The US Dollar held steady on Monday, maintaining its position near last week’s high as traders prepare for key events later in the week. While tensions in the Middle East persist, market attention is focused on the upcoming Federal Reserve (Fed) Minutes and the September Consumer Price Index (CPI) report, both of which are likely to shape expectations for the next Fed rate decision. The US Dollar Index (DXY), which measures the dollar against six major currencies, is hovering around 102.50, with traders debating whether it will push towards 103.00.
Although Monday’s economic calendar is light, the release of August’s Consumer Credit Change is on the schedule, with expectations for a significant drop from $25.45 billion in July to $12 billion. However, all eyes will be on Thursday’s CPI data, which will be the main driver for the US Dollar this week. Investors are still trying to gauge whether the US economy is heading for a soft landing, a “Goldilocks” scenario, or veering towards a recession.
Adding to the mix, four Fed officials are set to speak on Monday, providing further clues ahead of November’s rate decision. Fed Governor Michelle Bowman, Minneapolis Fed President Neel Kashkari, Atlanta Fed President Raphael Bostic, and St. Louis Fed President Alberto Musalem are all slated for appearances throughout the day, discussing topics ranging from banking regulation to the broader US economy.
On the global front, the Biden administration has not yet given Israel the go-ahead to attack Iranian oil fields in response to ongoing tensions. While there wasn’t a firm “no,” President Biden mentioned on Friday that alternative options are being considered.
In the markets, European equities struggled, with indices in the red, while US futures also pointed to further losses, down about 0.5% on average. The CME Fed-Watch Tool indicates a 93.1% likelihood of a 25 basis point rate cut at the November 7 Fed meeting, with a 6.9% chance of no rate cut. Any chance of a 50 basis point cut has been completely priced out.

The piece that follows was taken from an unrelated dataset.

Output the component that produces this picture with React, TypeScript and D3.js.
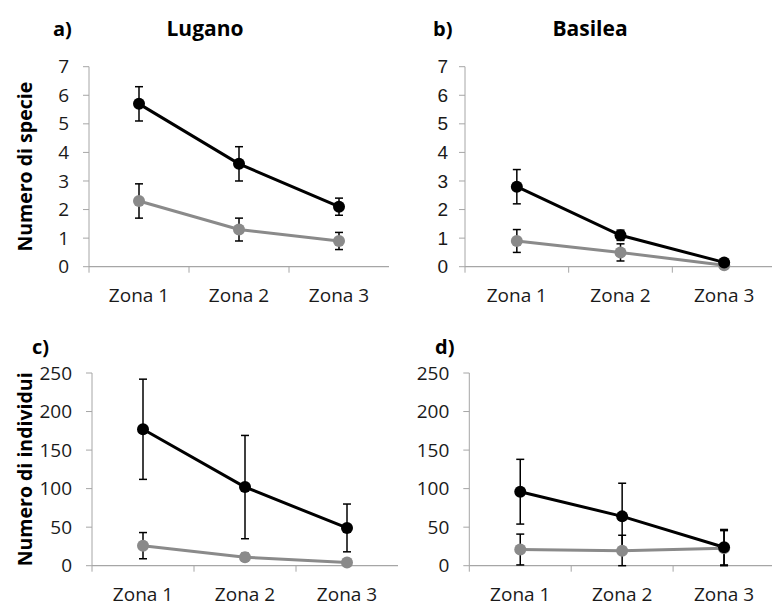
import React, { useRef, useEffect } from 'react';
import * as d3 from 'd3';

const zones = ['Zona 1', 'Zona 2', 'Zona 3'];

// numero di specie
const lugSpecieBlack = [5.7, 3.6, 2.1];
const lugSpecieBlackErr = [0.6, 0.6, 0.3];
const lugSpecieGray = [2.3, 1.3, 0.9];
const lugSpecieGrayErr = [0.6, 0.4, 0.3];
const basSpecieBlack = [2.8, 1.1, 0.15];
const basSpecieBlackErr = [0.6, 0.18, 0.05];
const basSpecieGray = [0.9, 0.5, 0.05];
const basSpecieGrayErr = [0.4, 0.3, 0.05];

// numero di individui
const lugIndBlack = [177, 102, 49];
const lugIndBlackErr = [65, 67, 31];
const lugIndGray = [26, 11, 4];
const lugIndGrayErr = [17, 5, 2];
const basIndBlack = [96, 64, 24];
const basIndBlackErr = [42, 43, 23];
const basIndGray = [21, 19.5, 22.5];
const basIndGrayErr = [20, 20, 23];

const specieTicks = [0, 1, 2, 3, 4, 5, 6, 7];
const indTicks = [0, 50, 100, 150, 200, 250];

const BLACK = '#000000';
const GRAY = '#8a8a8a';
const AXIS = '#a6a6a6';

const panels = [
  {
    letter: 'a)', title: 'Lugano', ylabel: 'Numero di specie',
    x0: 89, x1: 389, yTop: 66.7, yBot: 266.7, max: 7, ticks: specieTicks,
    tickFont: 'Open Sans', tickGap: 20,
    series: [
      { v: lugSpecieGray, e: lugSpecieGrayErr, c: GRAY },
      { v: lugSpecieBlack, e: lugSpecieBlackErr, c: BLACK },
    ],
    letterX: 53, titleX: 205, titleY: 36,
  },
  {
    letter: 'b)', title: 'Basilea', ylabel: null,
    x0: 465, x1: 776, yTop: 66.7, yBot: 266.7, max: 7, ticks: specieTicks,
    tickFont: 'Liberation Sans', tickGap: 17,
    series: [
      { v: basSpecieGray, e: basSpecieGrayErr, c: GRAY },
      { v: basSpecieBlack, e: basSpecieBlackErr, c: BLACK },
    ],
    letterX: 433, titleX: 590, titleY: 36,
  },
  {
    letter: 'c)', title: null, ylabel: 'Numero di individui',
    x0: 92, x1: 398, yTop: 373, yBot: 565.7, max: 250, ticks: indTicks,
    tickFont: 'Open Sans', tickGap: 20,
    series: [
      { v: lugIndGray, e: lugIndGrayErr, c: GRAY },
      { v: lugIndBlack, e: lugIndBlackErr, c: BLACK },
    ],
    letterX: 32, titleX: 0, titleY: 354,
  },
  {
    letter: 'd)', title: null, ylabel: null,
    x0: 469.3, x1: 775, yTop: 373, yBot: 565.7, max: 250, ticks: indTicks,
    tickFont: 'Open Sans', tickGap: 20,
    series: [
      { v: basIndGray, e: basIndGrayErr, c: GRAY },
      { v: basIndBlack, e: basIndBlackErr, c: BLACK },
    ],
    letterX: 435, titleX: 0, titleY: 354,
  },
];

const App = () => {
  const svgRef = useRef<SVGSVGElement>(null);

  useEffect(() => {
    const svg = d3.select(svgRef.current);
    svg.selectAll('*').remove();

    panels.forEach((p) => {
      const g = svg.append('g');
      const x = d3.scaleBand().domain(zones).range([p.x0, p.x1]).padding(0);
      const y = d3.scaleLinear().domain([0, p.max]).range([p.yBot, p.yTop]);
      const cx = (z: string) => (x(z) as number) + x.bandwidth() / 2;

      // y axis
      g.append('line')
        .attr('x1', p.x0).attr('x2', p.x0)
        .attr('y1', y(p.max)).attr('y2', y(0))
        .style('stroke', AXIS).style('stroke-width', 1);
      p.ticks.forEach((t) => {
        g.append('line')
          .attr('x1', p.x0 - 6).attr('x2', p.x0)
          .attr('y1', y(t)).attr('y2', y(t))
          .style('stroke', AXIS).style('stroke-width', 1);
        g.append('text')
          .text(t)
          .attr('x', p.x0 - p.tickGap)
          .attr('y', y(t))
          .attr('dy', '0.35em')
          .attr('text-anchor', 'end')
          .style('font-family', p.tickFont)
          .style('font-size', '19px')
          .style('fill', '#1a1a1a');
      });

      // x axis
      g.append('line')
        .attr('x1', p.x0).attr('x2', p.x1)
        .attr('y1', y(0)).attr('y2', y(0))
        .style('stroke', AXIS).style('stroke-width', 1.2);
      zones.forEach((z) => {
        g.append('line')
          .attr('x1', x(z)).attr('x2', x(z))
          .attr('y1', y(0)).attr('y2', y(0) + 6)
          .style('stroke', AXIS).style('stroke-width', 1);
        g.append('text')
          .text(z)
          .attr('x', cx(z))
          .attr('y', y(0) + 35)
          .attr('text-anchor', 'middle')
          .style('font-family', 'Open Sans')
          .style('font-size', '19px')
          .style('fill', '#1a1a1a');
      });

      // series
      const line = d3.line<number>()
        .x((_, i) => cx(zones[i]))
        .y((d) => y(d));

      p.series.forEach((s) => {
        g.append('path')
          .attr('d', line(s.v))
          .style('fill', 'none')
          .style('stroke', s.c)
          .style('stroke-width', 3);
      });

      p.series.forEach((s) => {
        s.v.forEach((d, i) => {
          const px = cx(zones[i]);
          const lo = y(Math.max(0, d - s.e[i]));
          const hi = y(d + s.e[i]);
          g.append('line')
            .attr('x1', px).attr('x2', px).attr('y1', lo).attr('y2', hi)
            .style('stroke', '#000').style('stroke-width', 1.5);
          [lo, hi].forEach((yy) => {
            g.append('line')
              .attr('x1', px - 4).attr('x2', px + 4).attr('y1', yy).attr('y2', yy)
              .style('stroke', '#000').style('stroke-width', 1.5);
          });
        });
      });

      p.series.forEach((s) => {
        s.v.forEach((d, i) => {
          g.append('circle')
            .attr('cx', cx(zones[i]))
            .attr('cy', y(d))
            .attr('r', 6)
            .style('fill', s.c);
        });
      });

      // titles
      g.append('text')
        .text(p.letter)
        .attr('x', p.letterX)
        .attr('y', p.titleY)
        .style('font-family', 'Open Sans')
        .style('font-weight', 'bold')
        .style('font-size', '20px');
      if (p.title) {
        g.append('text')
          .text(p.title)
          .attr('x', p.titleX)
          .attr('y', p.titleY)
          .attr('text-anchor', 'middle')
          .style('font-family', 'Open Sans')
          .style('font-weight', 'bold')
          .style('font-size', '21px');
      }
      if (p.ylabel) {
        const my = (p.yTop + p.yBot) / 2;
        g.append('text')
          .text(p.ylabel)
          .attr('transform', `translate(${25},${my}) rotate(-90)`)
          .attr('text-anchor', 'middle')
          .attr('dy', '0.35em')
          .style('font-family', 'Open Sans')
          .style('font-weight', 'bold')
          .style('font-size', '19.5px');
      }
    });
  }, []);

  return (
    <div>
      <svg ref={svgRef} width="772" height="606"
        style={{ position: 'absolute', left: 0, top: 0, background: '#fff' }}></svg>
    </div>
  );
};

export default App;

In terms of bond markets, the US 10-year Treasury yield touched a 30-day high at 3.99% and is flirting with breaking above the key 4.00% level.
Technical Outlook :
The DXY has surged upward with remarkable speed, almost reminiscent of a sprint by Usain Bolt. With the market now ruling out a 50 basis point cut, and more people betting that no rate cut might happen, the rapid climb in the dollar could pause soon. The first big challenge for the DXY will be to break through the psychological level of 103.00. If it clears that, the next resistance comes in at 103.18, followed by a choppy range with key levels between 103.34 (100-day Simple Moving Average) and 104.00.
On the downside, support lies at the 55-day Simple Moving Average of 102.03, followed by the 102.00 level. If the DXY dips below 101.90, it could trigger more selling pressure, with the next major support at 100.62 and the year-to-date low of 100.16. Should the index drop below 100.00, the July 14, 2023 low at 99.58 would be the next level to watch.